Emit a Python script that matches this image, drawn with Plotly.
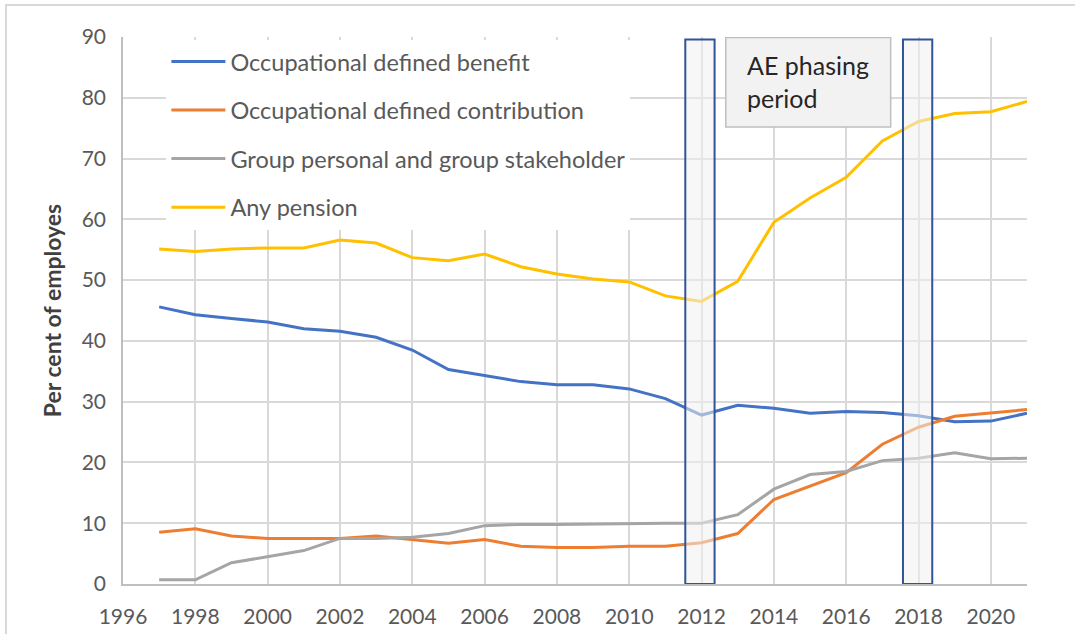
import plotly.graph_objects as go

years = list(range(1997, 2022))
db = [45.6, 44.3, 43.7, 43.1, 42.0, 41.6, 40.6, 38.5, 35.3, 34.3, 33.3, 32.8, 32.8,
      32.1, 30.5, 27.8, 29.4, 28.9, 28.1, 28.4, 28.2, 27.7, 26.7, 26.8, 28.1]
dc = [8.5, 9.1, 7.9, 7.5, 7.5, 7.5, 7.9, 7.3, 6.7, 7.3, 6.2, 6.0, 6.0,
      6.2, 6.2, 6.8, 8.3, 13.9, 16.1, 18.3, 23.0, 25.8, 27.6, 28.1, 28.7]
gp = [0.7, 0.7, 3.5, 4.5, 5.5, 7.5, 7.5, 7.7, 8.3, 9.6, 9.8, 9.8, 9.9,
      10.0, 10.0, 10.0, 11.4, 15.6, 18.0, 18.5, 20.3, 20.7, 21.6, 20.6, 20.7]
anyp = [55.1, 54.7, 55.1, 55.3, 55.3, 56.6, 56.1, 53.7, 53.2, 54.3, 52.2, 51.0, 50.2,
        49.7, 47.4, 46.5, 49.8, 59.5, 63.5, 66.9, 72.9, 76.1, 77.4, 77.7, 79.4]

series_names = ["Occupational defined benefit", "Occupational defined contribution",
                "Group personal and group stakeholder", "Any pension"]
series_values = [db, dc, gp, anyp]
series_colors = ["#4472c4", "#ed7d31", "#a5a5a5", "#ffc000"]

x_ticks = list(range(1996, 2021, 2))
y_ticks = list(range(0, 91, 10))
phase_bands = [(2011.55, 2012.36), (2017.57, 2018.38)]
box_text = "AE phasing<br>period"
y_title = "Per cent of employes"

FONT = "Lato"

fig = go.Figure()
for i, (name, vals, col) in enumerate(zip(series_names, series_values, series_colors)):
    fig.add_trace(go.Scatter(x=years, y=vals, mode="lines", name=name,
                             legendgroup=f"g{i}",
                             line=dict(color=col, width=3)))

shapes = []
for (a, b) in phase_bands:
    shapes.append(dict(type="rect", xref="x", yref="y", x0=a, x1=b, y0=0, y1=89.6,
                       line=dict(color="#2f5597", width=2),
                       fillcolor="rgba(240,240,240,0.55)", layer="above"))
# text box
shapes.append(dict(type="rect", xref="x", yref="y", x0=2012.67, x1=2017.23, y0=75.2, y1=89.9,
                   line=dict(color="#bfbfbf", width=1.5), fillcolor="#f2f2f2", layer="above"))
# outer frame
shapes.append(dict(type="rect", xref="paper", yref="paper", x0=-0.1295, x1=1.2, y0=-0.3, y1=1.0585,
                   line=dict(color="#d9d9d9", width=2), fillcolor="rgba(0,0,0,0)", layer="below"))

fig.update_layout(
    width=1075, height=634,
    margin=dict(l=123, r=48, t=37, b=50),
    paper_bgcolor="white", plot_bgcolor="white",
    font=dict(family=FONT, color="#595959"),
    showlegend=True,
    legend=dict(x=0.048, y=0.995, xanchor="left", yanchor="top",
                bgcolor="white", borderwidth=0,
                font=dict(family=FONT, size=23.5, color="#595959"),
                traceorder="grouped", tracegroupgap=15, itemwidth=54),
    shapes=shapes,
    annotations=[dict(xref="x", yref="y", x=2013.2, y=88.2, xanchor="left", yanchor="top",
                      text=box_text, showarrow=False, align="left",
                      font=dict(family=FONT, size=25, color="#262626"))],
)
fig.update_xaxes(range=[1996, 2021], tickvals=x_ticks, ticktext=[str(t) for t in x_ticks],
                 showgrid=True, gridcolor="#d9d9d9", gridwidth=1.5,
                 showline=True, linecolor="#bfbfbf", linewidth=1.5,
                 ticks="outside", ticklen=13, tickcolor="rgba(0,0,0,0)", automargin=False,
                 tickfont=dict(family=FONT, size=21, color="#595959"), zeroline=False)
fig.update_yaxes(range=[0, 90], tickvals=y_ticks,
                 showgrid=True, gridcolor="#d9d9d9", gridwidth=1.5,
                 showline=True, linecolor="#bfbfbf", linewidth=1.5,
                 ticks="outside", ticklen=11, tickcolor="rgba(0,0,0,0)", automargin=False,
                 tickfont=dict(family=FONT, size=21, color="#595959"), zeroline=False,
                 title=dict(text=f"<b>{y_title}</b>", standoff=14,
                            font=dict(family=FONT, size=23, color="#404040")))

fig.write_html("out.html", config={"displayModeBar": False},
               post_script="document.body.style.margin='0';")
● ● ● ● ●
Your instructions - Omit every picture, then reproduce the rest of the listing exactly.

Exercise solution -
Emit a Python script that matches this image, drawn with Plotly.
import plotly.graph_objects as go

years = list(range(1997, 2022))
db = [45.6, 44.3, 43.7, 43.1, 42.0, 41.6, 40.6, 38.5, 35.3, 34.3, 33.3, 32.8, 32.8,
      32.1, 30.5, 27.8, 29.4, 28.9, 28.1, 28.4, 28.2, 27.7, 26.7, 26.8, 28.1]
dc = [8.5, 9.1, 7.9, 7.5, 7.5, 7.5, 7.9, 7.3, 6.7, 7.3, 6.2, 6.0, 6.0,
      6.2, 6.2, 6.8, 8.3, 13.9, 16.1, 18.3, 23.0, 25.8, 27.6, 28.1, 28.7]
gp = [0.7, 0.7, 3.5, 4.5, 5.5, 7.5, 7.5, 7.7, 8.3, 9.6, 9.8, 9.8, 9.9,
      10.0, 10.0, 10.0, 11.4, 15.6, 18.0, 18.5, 20.3, 20.7, 21.6, 20.6, 20.7]
anyp = [55.1, 54.7, 55.1, 55.3, 55.3, 56.6, 56.1, 53.7, 53.2, 54.3, 52.2, 51.0, 50.2,
        49.7, 47.4, 46.5, 49.8, 59.5, 63.5, 66.9, 72.9, 76.1, 77.4, 77.7, 79.4]

series_names = ["Occupational defined benefit", "Occupational defined contribution",
                "Group personal and group stakeholder", "Any pension"]
series_values = [db, dc, gp, anyp]
series_colors = ["#4472c4", "#ed7d31", "#a5a5a5", "#ffc000"]

x_ticks = list(range(1996, 2021, 2))
y_ticks = list(range(0, 91, 10))
phase_bands = [(2011.55, 2012.36), (2017.57, 2018.38)]
box_text = "AE phasing<br>period"
y_title = "Per cent of employes"

FONT = "Lato"

fig = go.Figure()
for i, (name, vals, col) in enumerate(zip(series_names, series_values, series_colors)):
    fig.add_trace(go.Scatter(x=years, y=vals, mode="lines", name=name,
                             legendgroup=f"g{i}",
                             line=dict(color=col, width=3)))

shapes = []
for (a, b) in phase_bands:
    shapes.append(dict(type="rect", xref="x", yref="y", x0=a, x1=b, y0=0, y1=89.6,
                       line=dict(color="#2f5597", width=2),
                       fillcolor="rgba(240,240,240,0.55)", layer="above"))
# text box
shapes.append(dict(type="rect", xref="x", yref="y", x0=2012.67, x1=2017.23, y0=75.2, y1=89.9,
                   line=dict(color="#bfbfbf", width=1.5), fillcolor="#f2f2f2", layer="above"))
# outer frame
shapes.append(dict(type="rect", xref="paper", yref="paper", x0=-0.1295, x1=1.2, y0=-0.3, y1=1.0585,
                   line=dict(color="#d9d9d9", width=2), fillcolor="rgba(0,0,0,0)", layer="below"))

fig.update_layout(
    width=1075, height=634,
    margin=dict(l=123, r=48, t=37, b=50),
    paper_bgcolor="white", plot_bgcolor="white",
    font=dict(family=FONT, color="#595959"),
    showlegend=True,
    legend=dict(x=0.048, y=0.995, xanchor="left", yanchor="top",
                bgcolor="white", borderwidth=0,
                font=dict(family=FONT, size=23.5, color="#595959"),
                traceorder="grouped", tracegroupgap=15, itemwidth=54),
    shapes=shapes,
    annotations=[dict(xref="x", yref="y", x=2013.2, y=88.2, xanchor="left", yanchor="top",
                      text=box_text, showarrow=False, align="left",
                      font=dict(family=FONT, size=25, color="#262626"))],
)
fig.update_xaxes(range=[1996, 2021], tickvals=x_ticks, ticktext=[str(t) for t in x_ticks],
                 showgrid=True, gridcolor="#d9d9d9", gridwidth=1.5,
                 showline=True, linecolor="#bfbfbf", linewidth=1.5,
                 ticks="outside", ticklen=13, tickcolor="rgba(0,0,0,0)", automargin=False,
                 tickfont=dict(family=FONT, size=21, color="#595959"), zeroline=False)
fig.update_yaxes(range=[0, 90], tickvals=y_ticks,
                 showgrid=True, gridcolor="#d9d9d9", gridwidth=1.5,
                 showline=True, linecolor="#bfbfbf", linewidth=1.5,
                 ticks="outside", ticklen=11, tickcolor="rgba(0,0,0,0)", automargin=False,
                 tickfont=dict(family=FONT, size=21, color="#595959"), zeroline=False,
                 title=dict(text=f"<b>{y_title}</b>", standoff=14,
                            font=dict(family=FONT, size=23, color="#404040")))

fig.write_html("out.html", config={"displayModeBar": False},
               post_script="document.body.style.margin='0';")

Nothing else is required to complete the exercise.